• _Records to process_:
##########

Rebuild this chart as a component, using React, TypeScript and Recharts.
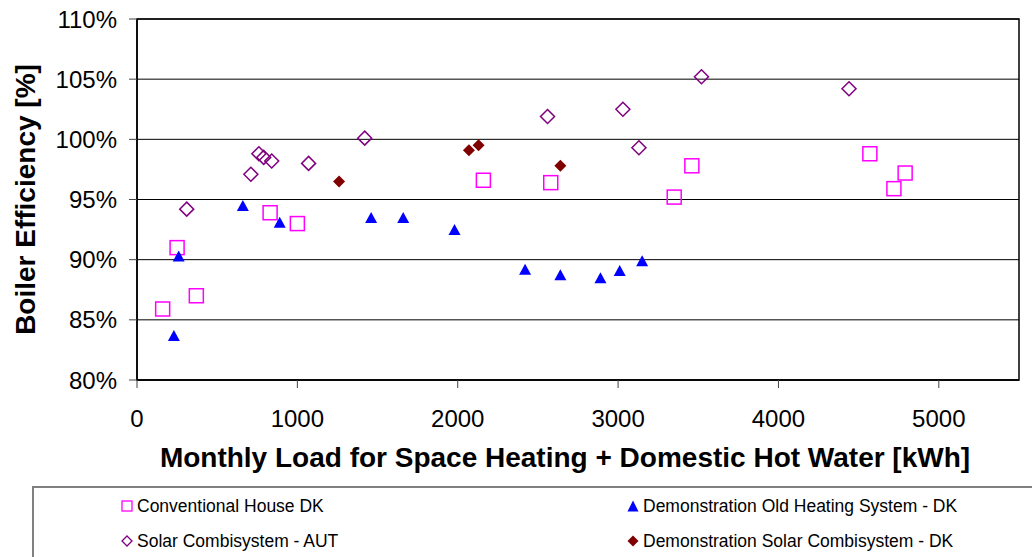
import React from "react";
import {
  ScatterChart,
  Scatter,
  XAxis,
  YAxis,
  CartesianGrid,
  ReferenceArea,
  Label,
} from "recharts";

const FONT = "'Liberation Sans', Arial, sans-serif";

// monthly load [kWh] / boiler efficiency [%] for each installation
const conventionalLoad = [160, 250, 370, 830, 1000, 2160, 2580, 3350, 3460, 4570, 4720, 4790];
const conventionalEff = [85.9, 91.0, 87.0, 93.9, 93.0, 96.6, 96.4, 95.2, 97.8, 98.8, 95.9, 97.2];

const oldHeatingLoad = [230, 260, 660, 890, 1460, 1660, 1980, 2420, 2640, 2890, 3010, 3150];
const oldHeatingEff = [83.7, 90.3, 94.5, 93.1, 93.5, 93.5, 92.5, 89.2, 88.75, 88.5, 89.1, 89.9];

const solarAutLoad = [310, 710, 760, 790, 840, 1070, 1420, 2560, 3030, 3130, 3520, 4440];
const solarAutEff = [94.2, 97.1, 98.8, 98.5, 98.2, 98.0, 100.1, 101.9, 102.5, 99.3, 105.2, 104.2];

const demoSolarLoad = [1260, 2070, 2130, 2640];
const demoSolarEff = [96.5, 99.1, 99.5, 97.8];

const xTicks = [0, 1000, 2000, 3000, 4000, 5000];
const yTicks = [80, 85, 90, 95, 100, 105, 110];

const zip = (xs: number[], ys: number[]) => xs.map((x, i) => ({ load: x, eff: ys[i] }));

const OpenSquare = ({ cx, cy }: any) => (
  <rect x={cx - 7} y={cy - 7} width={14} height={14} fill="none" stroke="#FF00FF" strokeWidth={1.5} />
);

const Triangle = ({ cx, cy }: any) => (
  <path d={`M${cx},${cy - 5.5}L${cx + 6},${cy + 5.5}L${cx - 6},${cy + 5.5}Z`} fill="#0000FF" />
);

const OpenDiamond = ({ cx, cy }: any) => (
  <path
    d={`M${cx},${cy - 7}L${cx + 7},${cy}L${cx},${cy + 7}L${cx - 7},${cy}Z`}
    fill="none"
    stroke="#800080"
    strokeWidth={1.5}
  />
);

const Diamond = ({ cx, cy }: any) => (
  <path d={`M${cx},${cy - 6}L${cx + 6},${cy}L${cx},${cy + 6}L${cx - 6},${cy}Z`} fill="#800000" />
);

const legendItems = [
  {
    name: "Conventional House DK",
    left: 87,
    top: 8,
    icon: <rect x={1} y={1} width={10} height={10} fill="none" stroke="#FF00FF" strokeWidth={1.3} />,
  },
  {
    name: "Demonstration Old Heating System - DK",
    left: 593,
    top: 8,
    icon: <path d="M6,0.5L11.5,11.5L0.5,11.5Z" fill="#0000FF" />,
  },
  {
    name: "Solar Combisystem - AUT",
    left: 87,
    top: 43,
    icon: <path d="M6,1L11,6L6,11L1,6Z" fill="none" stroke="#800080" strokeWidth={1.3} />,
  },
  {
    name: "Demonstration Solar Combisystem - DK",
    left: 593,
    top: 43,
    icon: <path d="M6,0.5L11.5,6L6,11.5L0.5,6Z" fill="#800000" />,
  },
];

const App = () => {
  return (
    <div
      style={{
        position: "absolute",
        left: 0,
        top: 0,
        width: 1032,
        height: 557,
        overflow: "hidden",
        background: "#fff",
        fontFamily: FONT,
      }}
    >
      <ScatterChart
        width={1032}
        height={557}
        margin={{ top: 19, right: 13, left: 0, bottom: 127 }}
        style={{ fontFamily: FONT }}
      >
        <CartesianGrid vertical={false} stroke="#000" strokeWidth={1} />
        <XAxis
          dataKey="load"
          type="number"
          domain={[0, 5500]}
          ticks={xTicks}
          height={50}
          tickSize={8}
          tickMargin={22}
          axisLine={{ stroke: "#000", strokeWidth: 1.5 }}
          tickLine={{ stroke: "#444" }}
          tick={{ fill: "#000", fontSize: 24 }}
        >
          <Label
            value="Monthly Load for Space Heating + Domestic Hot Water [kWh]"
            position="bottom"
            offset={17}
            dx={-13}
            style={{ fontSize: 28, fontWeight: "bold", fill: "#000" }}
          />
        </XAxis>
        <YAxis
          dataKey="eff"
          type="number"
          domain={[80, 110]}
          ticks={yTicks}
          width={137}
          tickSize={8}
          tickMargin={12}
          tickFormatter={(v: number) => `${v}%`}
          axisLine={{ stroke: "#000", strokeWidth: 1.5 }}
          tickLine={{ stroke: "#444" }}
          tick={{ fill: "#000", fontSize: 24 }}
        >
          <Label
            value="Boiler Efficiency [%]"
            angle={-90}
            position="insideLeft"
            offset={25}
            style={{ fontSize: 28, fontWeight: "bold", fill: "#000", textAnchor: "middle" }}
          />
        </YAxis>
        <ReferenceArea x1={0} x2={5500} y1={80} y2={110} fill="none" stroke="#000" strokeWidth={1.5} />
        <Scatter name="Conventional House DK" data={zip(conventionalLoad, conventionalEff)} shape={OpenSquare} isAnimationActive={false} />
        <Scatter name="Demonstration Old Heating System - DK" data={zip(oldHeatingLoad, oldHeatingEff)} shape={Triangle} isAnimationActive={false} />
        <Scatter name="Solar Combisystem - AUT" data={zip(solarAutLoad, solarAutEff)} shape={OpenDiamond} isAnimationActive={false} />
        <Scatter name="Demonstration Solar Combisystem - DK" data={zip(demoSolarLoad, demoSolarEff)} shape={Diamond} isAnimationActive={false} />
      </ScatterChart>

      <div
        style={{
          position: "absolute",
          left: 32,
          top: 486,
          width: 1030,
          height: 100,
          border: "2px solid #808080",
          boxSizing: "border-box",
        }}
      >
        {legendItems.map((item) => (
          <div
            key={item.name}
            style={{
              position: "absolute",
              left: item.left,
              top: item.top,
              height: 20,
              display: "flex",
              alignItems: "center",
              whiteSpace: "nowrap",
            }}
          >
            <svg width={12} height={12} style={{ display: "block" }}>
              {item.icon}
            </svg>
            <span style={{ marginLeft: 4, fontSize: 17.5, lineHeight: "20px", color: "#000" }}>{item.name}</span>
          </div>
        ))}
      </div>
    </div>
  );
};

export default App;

##########

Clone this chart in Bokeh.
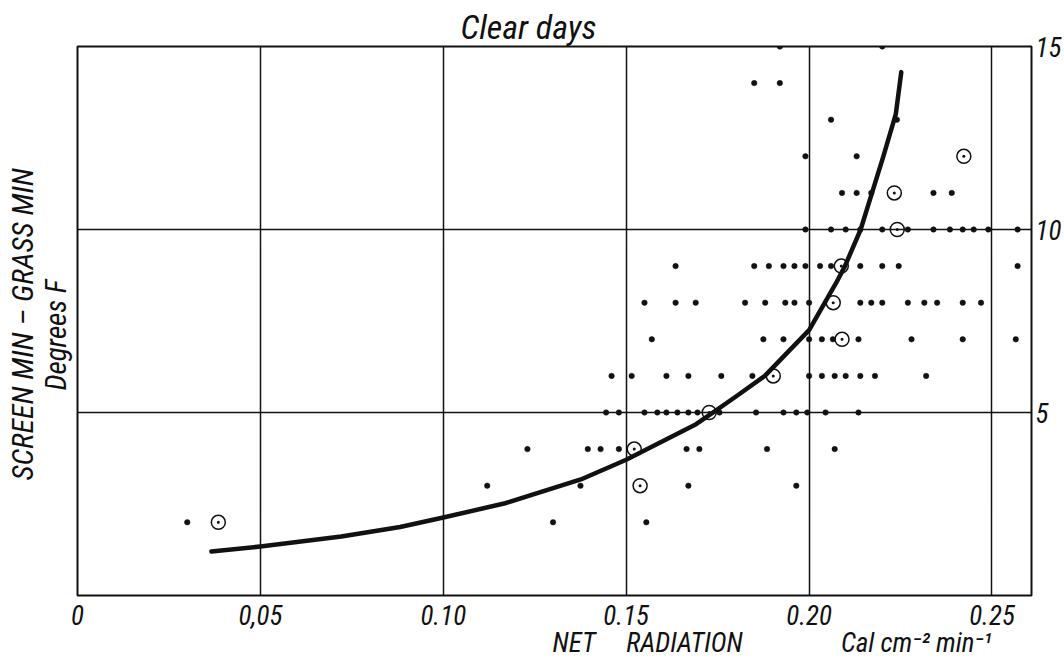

##########

• _The exercise_:
Figure out how many lines above include the string "this", then report that number and nothing else.

• _The result_:
2